I was disappointed to read the letter (Letters, 31 May) which criticised Biba’s handling of the goodwill issue.
I would like to briefly respond to the points made in that letter.
The Biba regulatory team frequently publishes updates for members. Their output comes from three main sources – FSA publications, member queries and Biba’s working party. It was this working party that decided that a guidance paper on goodwill half-way through the transitional period would be timely and helpful. This was published in July 2006.
Neither the regulatory team nor our London Market Brokers’ Committee had received queries regarding goodwill prior to the FSA writing to affected firms. To date only one letter has been received on the subject, and that was very recently.
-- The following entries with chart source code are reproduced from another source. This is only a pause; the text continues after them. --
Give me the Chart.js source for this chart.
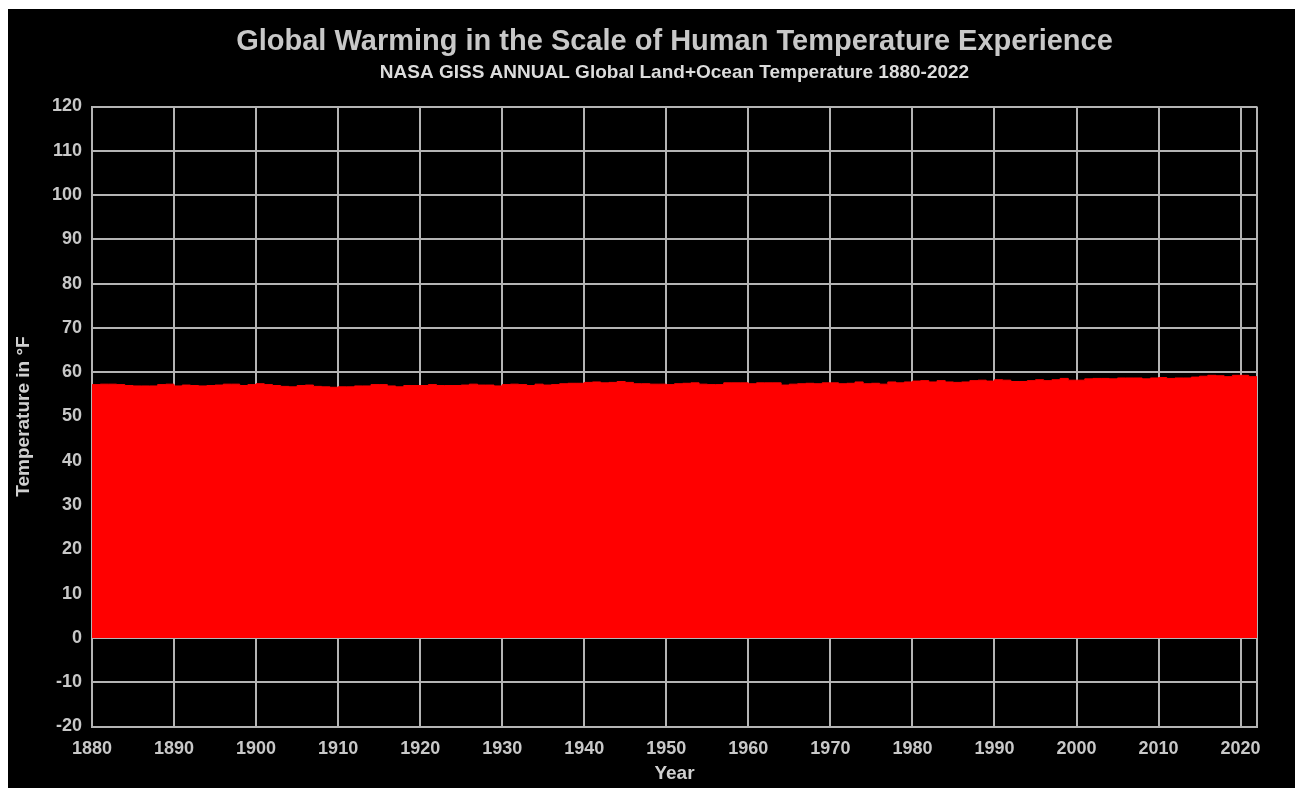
<!DOCTYPE html>
<html>
<head>
<meta charset="utf-8">
<title>Global Warming in the Scale of Human Temperature Experience</title>
<script src="https://cdn.jsdelivr.net/npm/chart.js@4/dist/chart.umd.min.js"></script>
<style>
    body { margin: 0; background: #ffffff; }
    #frame { position: absolute; left: 8px; top: 9px; width: 1287px; height: 779px; background: #000000; }
</style>
</head>
<body>
<div id="frame"><canvas id="chart" width="1287" height="779"></canvas></div>
<script>
// annual global land+ocean temperature in °F, 1880-2022
const temps = [
    57.2, 57.3, 57.3, 57.2, 57.0, 56.9, 56.9, 56.9, 57.2, 57.3,   // 1880s
    56.9, 57.1, 57.0, 56.9, 57.0, 57.1, 57.3, 57.3, 57.0, 57.2,   // 1890s
    57.4, 57.2, 57.0, 56.8, 56.7, 57.0, 57.1, 56.8, 56.7, 56.6,   // 1900s
    56.7, 56.7, 56.9, 56.9, 57.2, 57.2, 56.9, 56.7, 57.0, 57.0,   // 1910s
    57.0, 57.2, 57.0, 57.0, 57.0, 57.1, 57.3, 57.1, 57.1, 56.9,   // 1920s
    57.2, 57.3, 57.2, 57.0, 57.3, 57.1, 57.2, 57.4, 57.5, 57.5,   // 1930s
    57.7, 57.8, 57.6, 57.7, 57.9, 57.7, 57.4, 57.4, 57.3, 57.3,   // 1940s
    57.2, 57.4, 57.5, 57.6, 57.3, 57.2, 57.2, 57.6, 57.6, 57.6,   // 1950s
    57.4, 57.6, 57.6, 57.6, 57.1, 57.3, 57.4, 57.5, 57.4, 57.6,   // 1960s
    57.6, 57.4, 57.5, 57.8, 57.4, 57.5, 57.3, 57.8, 57.6, 57.8,   // 1970s
    58.0, 58.1, 57.8, 58.1, 57.8, 57.7, 57.8, 58.1, 58.2, 58.0,   // 1980s
    58.3, 58.2, 57.9, 57.9, 58.1, 58.3, 58.1, 58.3, 58.6, 58.2,   // 1990s
    58.2, 58.5, 58.6, 58.6, 58.5, 58.7, 58.7, 58.7, 58.5, 58.7,   // 2000s
    58.8, 58.6, 58.7, 58.7, 58.9, 59.1, 59.3, 59.2, 59.0, 59.3,   // 2010s
    59.3, 59.0, 59.1                                              // 2020-2022
];
const firstYear = 1880;
const years = temps.map((_, i) => firstYear + i);

const xTickLabels = [1880, 1890, 1900, 1910, 1920, 1930, 1940, 1950, 1960, 1970, 1980, 1990, 2000, 2010, 2020];
const yTickLabels = [-20, -10, 0, 10, 20, 30, 40, 50, 60, 70, 80, 90, 100, 110, 120];

const titleText = 'Global Warming in the Scale of Human Temperature Experience';
const subtitleText = 'NASA GISS ANNUAL Global Land+Ocean Temperature 1880-2022';

const points = years.map((y, i) => ({ x: y, y: temps[i] }));
const lastYear = years[years.length - 1];
const fontFamily = "'Liberation Sans', Arial, sans-serif";
const gridColor = '#b4b4b4';

new Chart(document.getElementById('chart'), {
    type: 'line',
    data: {
        datasets: [{
            label: 'Temperature',
            data: points,
            stepped: true,
            fill: 'origin',
            backgroundColor: '#ff0000',
            borderColor: '#ff0000',
            borderWidth: 1,
            pointRadius: 0
        }]
    },
    options: {
        responsive: false,
        animation: false,
        devicePixelRatio: 1,
        layout: { padding: { left: 0, right: 38, top: 0, bottom: 0 } },
        plugins: {
            legend: { display: false },
            tooltip: { enabled: false },
            title: {
                display: true,
                text: titleText,
                fullSize: false,
                color: '#c8c8c8',
                font: { family: fontFamily, size: 29, weight: 'bold' },
                padding: { top: 15.6, bottom: 0 }
            },
            subtitle: {
                display: true,
                text: subtitleText,
                fullSize: false,
                color: '#dcdcdc',
                font: { family: fontFamily, size: 19, weight: 'bold' },
                padding: { top: 2.2, bottom: 22.1 }
            }
        },
        scales: {
            x: {
                type: 'linear',
                min: firstYear,
                max: lastYear,
                afterFit: axis => { axis.height = 61.5; },
                // decade ticks plus the right edge, so the frame closes at 2022
                afterBuildTicks: axis => {
                    axis.ticks = [...xTickLabels, lastYear].map(v => ({ value: v }));
                },
                grid: { color: gridColor, lineWidth: 2, drawTicks: false },
                border: { color: gridColor, width: 2 },
                ticks: {
                    autoSkip: false,
                    maxRotation: 0,
                    padding: 12,
                    color: '#c8c8c8',
                    font: { family: fontFamily, size: 18, weight: 'bold' },
                    callback: v => xTickLabels.includes(v) ? String(v) : ''
                },
                title: {
                    display: true,
                    text: 'Year',
                    color: '#d0d0d0',
                    font: { family: fontFamily, size: 19, weight: 'bold' },
                    padding: { top: 0, bottom: 3 }
                }
            },
            y: {
                min: yTickLabels[0],
                max: yTickLabels[yTickLabels.length - 1],
                afterFit: axis => { axis.width = 84; },
                grid: { color: gridColor, lineWidth: 2, drawTicks: false },
                border: { color: gridColor, width: 2 },
                ticks: {
                    stepSize: 10,
                    padding: 10,
                    color: '#c8c8c8',
                    font: { family: fontFamily, size: 18, weight: 'bold' },
                    callback: v => yTickLabels.includes(v) ? String(v) : ''
                },
                title: {
                    display: true,
                    text: 'Temperature in °F',
                    color: '#d0d0d0',
                    font: { family: fontFamily, size: 19, weight: 'bold' },
                    padding: { top: 4, bottom: 0 }
                }
            }
        }
    }
});
</script>
</body>
</html>
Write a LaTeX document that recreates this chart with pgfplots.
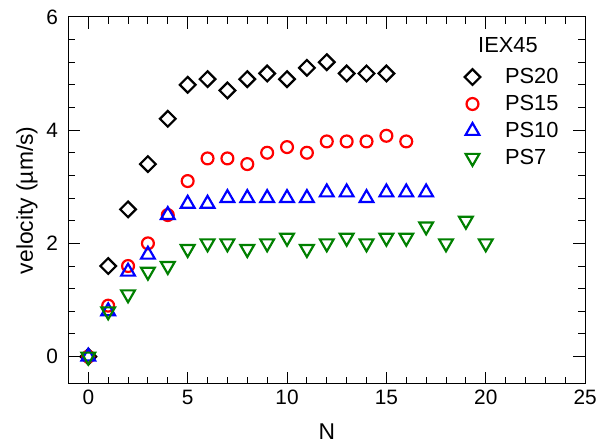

The solution referred to in the original article is one that is still under discussion and the article was not prompted by us. The possible use of holding companies to solve the goodwill problem is not new and we have been in discussions with the FSA for some while regarding their use.
The situation is complex and therefore a ‘one size fits all’ approach is not suitable. We have yet to ‘appear over the horizon’ with this solution and would not for a minute suggest it to be a “7th cavalry” answer.
We have spoken to the FSA to gauge the size of the issue among our members. By their reckoning, less than 20% of those firms identified by the FSA are Biba members. These numbers are based on RMAR returns to the FSA and are likely to include a large number of firms that have successfully addressed the problem.
Biba was heavily involved in challenging the FSA on goodwill before the new regulatory regime commenced. Despite our protestations, the FSA would not yield. It stated that neither IBRC regulations nor Lloyd’s broker rules permitted goodwill to be included in any regulatory capital calculation and that goodwill was not a permissible asset for this purpose in other sectors that it regulates. Their decision was announced in September 2003.
That there was a three-year transitional period applied to the rule rather than it being introduced from January 2005 was in part down to Biba’s lobbying. We have no doubt that the rule will become effective as time-tabled on 14 January 2008.
We share the concerns about the potential effects for our sector. Biba chief executive Eric Galbraith asked the FSA whether it would reconsider its stance on goodwill at its 2005 annual meeting to which the following response was published:
“The deduction of goodwill follows our general line for all authorised firms only to count assets on which customers and creditors can rely.
“We continue to believe that goodwill has little, if any, value in the event of a firm's insolvency and that the deduction of goodwill is the appropriate prudential standard for authorised firms. But we recognised that too early an implementation in this sector could have had a disproportionate adverse impact by impeding the ability of those wishing to dispose of a business to find buyers.
“The wish to recognise the potential difficulties faced by firms in the early years of the new regime was why we deferred the requirement to deduct goodwill until 14 January 2008, and gave the general insurance sector over four years’ notice to factor this requirement into its considerations.
“So we do not intend to revisit the subject of goodwill in the particular context of mortgage and general insurance intermediaries. But forthcoming international initiatives to review the appropriate definition of capital for prudential purposes may, in due course, lead us to review the way we define capital for all authorised firms.”
I hope to have spoken to the writer of the letter before this edition is published and will have emphasised that Biba works tirelessly for the benefit of its members and that any criticism is given the appropriate consideration.